Elle n’était donc pas intangible, cette côte ennemie ; ces bancs n’étaient donc pas infranchissables, ni, non plus, ces barrages de filets et de mines ? Et si les canons, les mitrailleuses, insuffisamment contrebattus, s’étaient montrés meurtriers, sur ce môle sanglant, comme ils le sont sur les champs de bataille de la Somme et de la Lys, l’admirable dévouement, la complète abnégation de soi des officiers, des marins, des soldats des brigades navales anglaises l’avaient emporté sur la puissance d’un feu infernal, exécuté à bout portant. La mort avait cédé devant la volonté d’une troupe héroïque, déterminée à accomplir exactement la tâche qui lui avait été confiée.


Quelle sera la suite de cette opération qui a soulevé un juste enthousiasme et fait naître tant d’espoirs ? Quelles peuvent en être les conséquences dans un avenir prochain et les répercussions sur les desseins des Alliés ? C’est ce qu’il nous reste à examiner.

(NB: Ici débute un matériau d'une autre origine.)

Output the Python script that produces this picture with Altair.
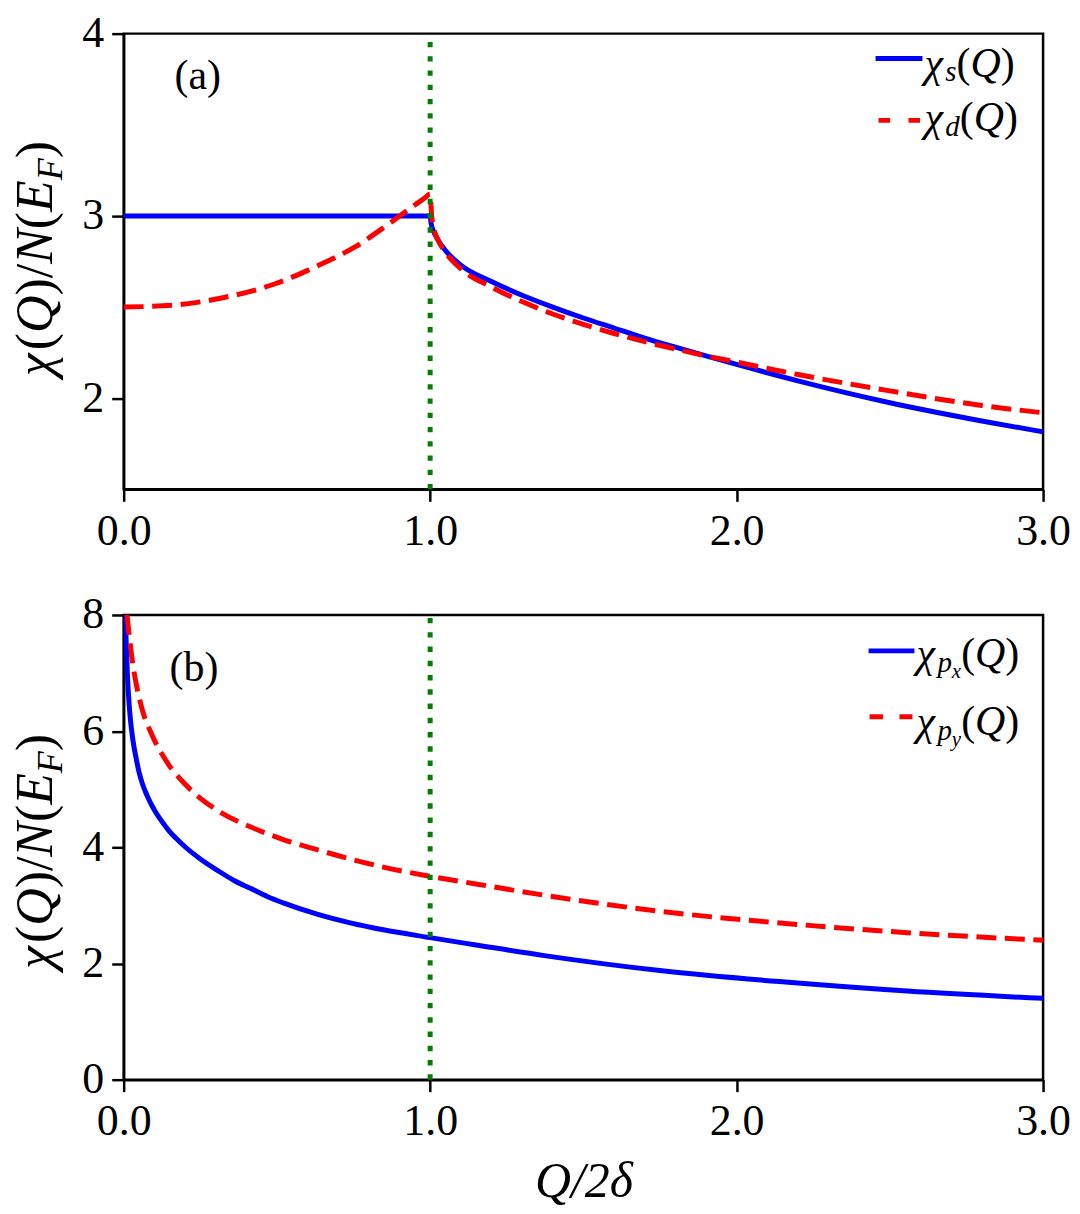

Les suites immédiates, d’abord :

Le chenal de Zeebrugge, le plus important, est pour le moment impraticable[1]. Celui d’Ostende est à peu près intact. Les mouvemens des navires allemands (et ce n’est pas seulement ceux des navires de guerre ; il y a un bon nombre de petits « cargos » qui font le va-et-vient de la côte belge à Hambourg), ces mouvemens, dis-je, vont par conséquent se faire par Ostende, jusqu’au moment où les obstructions de Zeebrugge auront été détruites.

Mais, d’une part, il appartient aux Alliés de retarder longtemps l’époque où la passe de Zeebrugge deviendra libre, et, de

  1. Notons ici qu’il est difficile à des sous-marins et à des torpilleurs d’assez forte taille de conserver pour base de refuge un port où ils ne peuvent rentrer que dans des circonstances favorables de temps et de mer, avec beaucoup de précautions, en risquant échouages et avaries, en risquant surtout d’être longtemps canonnés par les unités qui les poursuivent.